The Body Clock

Tuning into circadian rhythms can dramatically improve health and well-being.
Photo by Morgan Maassen

By Dimitri Ehrlich

What if there was a natural way to improve performance in nearly every aspect of your life? Something that gave you an edge, without you taking any pills or spending a dime? Good news: There is a life hack that can radically improve your mood, wellness and energy levels, and it begins with getting a better night’s rest. First, a little learning: Our sleep is impacted by something called the circadian rhythm. Often referred to as the “body clock,” the circadian rhythm is a cycle, affected by environmental cues like sunlight and temperature, that tells our bodies when to sleep, rise and eat.

“If you create havoc in that process, besides disruption in your sleep, there may be a lot of unintended consequences,” says W. Chris Winter, M.D., author of The Sleep Solution: Why Your Sleep Is Broken and How to Fix It. “Especially if you’re in a job that creates long-term dysregulation of the circadian rhythms.

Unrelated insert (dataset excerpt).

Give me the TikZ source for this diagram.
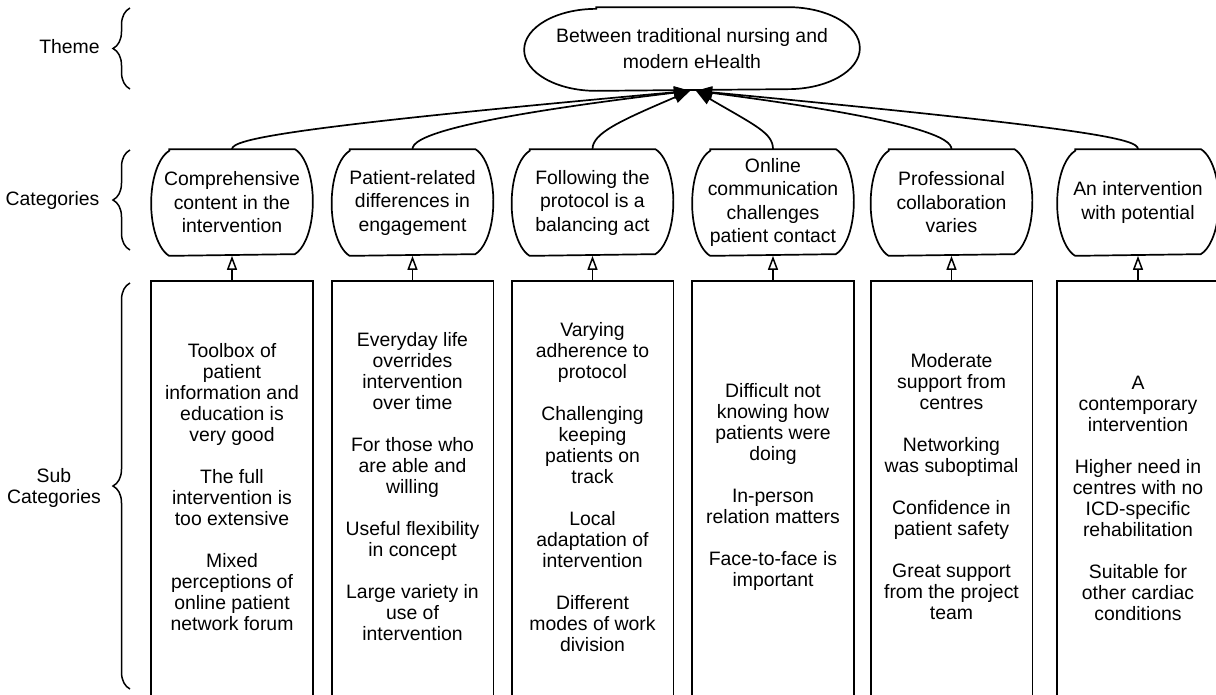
\documentclass[tikz,border=0pt]{standalone}
\usepackage{fontspec}
\setmainfont{Liberation Sans}
\usetikzlibrary{arrows.meta,decorations.pathreplacing,calc}
\begin{document}
\begin{tikzpicture}[x=1pt,y=1pt,line width=1.7pt,
  lbl/.style={inner sep=0pt,align=center,font=\fontsize{19.4}{21}\selectfont},
  subtext/.style={minimum width=160pt,minimum height=410pt,inner sep=0pt,align=center,font=\fontsize{19.4}{21}\selectfont},
  cattext/.style={minimum width=160pt,minimum height=105pt,inner sep=0pt,align=center,font=\fontsize{19.4}{23.5}\selectfont},
  themetext/.style={minimum width=334pt,minimum height=82pt,inner sep=0pt,align=center,font=\fontsize{19.4}{26}\selectfont},
  uparrow/.style={-{Triangle[open,length=14pt,width=10pt,line width=1.5pt]}},
  toparrow/.style={-{Triangle[length=16pt,width=12pt]}},
  sidebrace/.style={decorate,decoration={brace,amplitude=17pt},line width=1.5pt},
  outline/.style={draw=black,line width=1.7pt}
]
\useasboundingbox (0,0) rectangle (1216,-694);
\clip (0,0) rectangle (1216,-694);

% theme
\node[themetext] (theme) at (692,-49) {Between traditional nursing and\\modern eHealth};
\draw[outline] ($(theme.north west)+(72,0)$) -- ($(theme.north east)+(-72,0)$)
  arc[start angle=90,end angle=-90,x radius=72,y radius=41]
  -- ($(theme.south west)+(72,0)$)
  arc[start angle=270,end angle=90,x radius=72,y radius=41] -- cycle;

% categories
\node[cattext] (c1) at (232,-202.5) {Comprehensive\\content in the\\intervention};
\node[cattext] (c2) at (412.5,-202.5) {Patient-related\\differences in\\engagement};
\node[cattext] (c3) at (592.5,-202.5) {Following the\\protocol is a\\balancing act};
\node[cattext] (c4) at (773,-202.5) {Online\\communication\\challenges\\patient contact};
\node[cattext] (c5) at (951.5,-202.5) {Professional\\collaboration\\varies};
\node[cattext] (c6) at (1138,-202.5) {An intervention\\with potential};
\foreach \c in {c1,c2,c3,c4,c5,c6}{
  \draw[outline] ($(\c.north west)+(18,0)$) -- ($(\c.north east)+(-18,0)$)
    arc[start angle=75,end angle=-75,x radius=24.3,y radius=54.35]
    -- ($(\c.south west)+(18,0)$)
    arc[start angle=255,end angle=105,x radius=24.3,y radius=54.35] -- cycle;
}

% sub categories
\node[subtext] (s1) at (232,-487) {Toolbox of\\patient\\information and\\education is\\very good\\[21pt]The full\\intervention is\\too extensive\\[21pt]Mixed\\perceptions of\\online patient\\network forum};
\node[subtext] (s2) at (412.5,-487) {Everyday life\\overrides\\intervention\\over time\\[21pt]For those who\\are able and\\willing\\[21pt]Useful flexibility\\in concept\\[21pt]Large variety in\\use of\\intervention};
\node[subtext] (s3) at (592.5,-487) {Varying\\adherence to\\protocol\\[21pt]Challenging\\keeping\\patients on\\track\\[21pt]Local\\adaptation of\\intervention\\[21pt]Different\\modes of work\\division};
\node[subtext] (s4) at (773,-487) {Difficult not\\knowing how\\patients were\\doing\\[21pt]In-person\\relation matters\\[21pt]Face-to-face is\\important};
\node[subtext] (s5) at (951.5,-487) {Moderate\\support from\\centres\\[21pt]Networking\\was suboptimal\\[21pt]Confidence in\\patient safety\\[21pt]Great support\\from the project\\team};
\node[subtext,minimum height=432pt] (s6) at (1138,-498) {A\\contemporary\\intervention\\[21pt]Higher need in\\centres with no\\ICD-specific\\rehabilitation\\[21pt]Suitable for\\other cardiac\\conditions};
\foreach \s in {s1,s2,s3,s4,s5,s6}{
  \draw[outline] (\s.north west) rectangle ([yshift=-40pt]\s.south east);
}

% sub -> category arrows
\foreach \i in {1,...,6}{
  \draw[uparrow] (s\i.north) -- (c\i.south);
}

% category -> theme arrows
\draw[toparrow] (c1.north) .. controls +(0,10) and +(-400,-36) .. ([xshift=-2pt]theme.south);
\draw[toparrow] (c2.north) .. controls +(0,10) and +(-250,-30) .. ([xshift=-2pt]theme.south);
\draw[toparrow] (c3.north) .. controls +(0,16) and +(-70,-30) .. ([xshift=-2pt]theme.south);
\draw[toparrow] (c4.north) .. controls +(0,16) and +(60,-35) .. ([xshift=4pt]theme.south);
\draw[toparrow] (c5.north) .. controls +(0,10) and +(230,-30) .. ([xshift=4pt]theme.south);
\draw[toparrow] (c6.north) .. controls +(0,10) and +(400,-38) .. ([xshift=4pt]theme.south);

% left labels and braces
\node[lbl] (lt) at (69.5,-47) {Theme};
\node[lbl] (lc) at (52.5,-200) {Categories};
\node[lbl] (ls) at (54,-488) {Sub\\Categories};
\coordinate (bt1) at (130,-89);
\coordinate (bt2) at (130,-8);
\coordinate (bc1) at (130,-250);
\coordinate (bc2) at (130,-150);
\coordinate (bs1) at (130,-689);
\coordinate (bs2) at (130,-283);
\draw[sidebrace] (bt1) -- (bt2);
\draw[sidebrace] (bc1) -- (bc2);
\draw[sidebrace] (bs1) -- (bs2);
\end{tikzpicture}
\end{document}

Doctors who work around the clock in a medical residency, or shift workers who are constantly changing their sleep schedules—their incidence of stroke and heart disease and cancer goes up.” Just because it takes you a long time to fall asleep doesn’t mean you’re heading toward disaster, says Dr. Winter: “The danger is sleep deprivation, not insomnia. When we suffer from anxiety, it makes us not perceive sleep—so an individual who got five or six hours of sleep only feels they slept an hour.”

The biggest regulator of our circadian rhythm is light, which includes not only the sun but also electric light and LED screens. When we use computer screens or look at our phones, particularly at night, we are convincing our brain to think the sun is shining. The key is to create a schedule that works with, rather than against, our natural body clock. The more light you’re exposed to during the day, the less melatonin your body will create. As a result, you’ll feel more energetic and less drowsy. Conversely, the less light you are exposed to in the hours before going to bed, the more melatonin your body will naturally produce. Even making a small change, such as gradually dimming the lights and having less exposure to computer screens once the sun goes down, can help the body to produce more melatonin and get you more in sync with your body’s circadian rhythm. The result? Better rest, without a sleeping pill.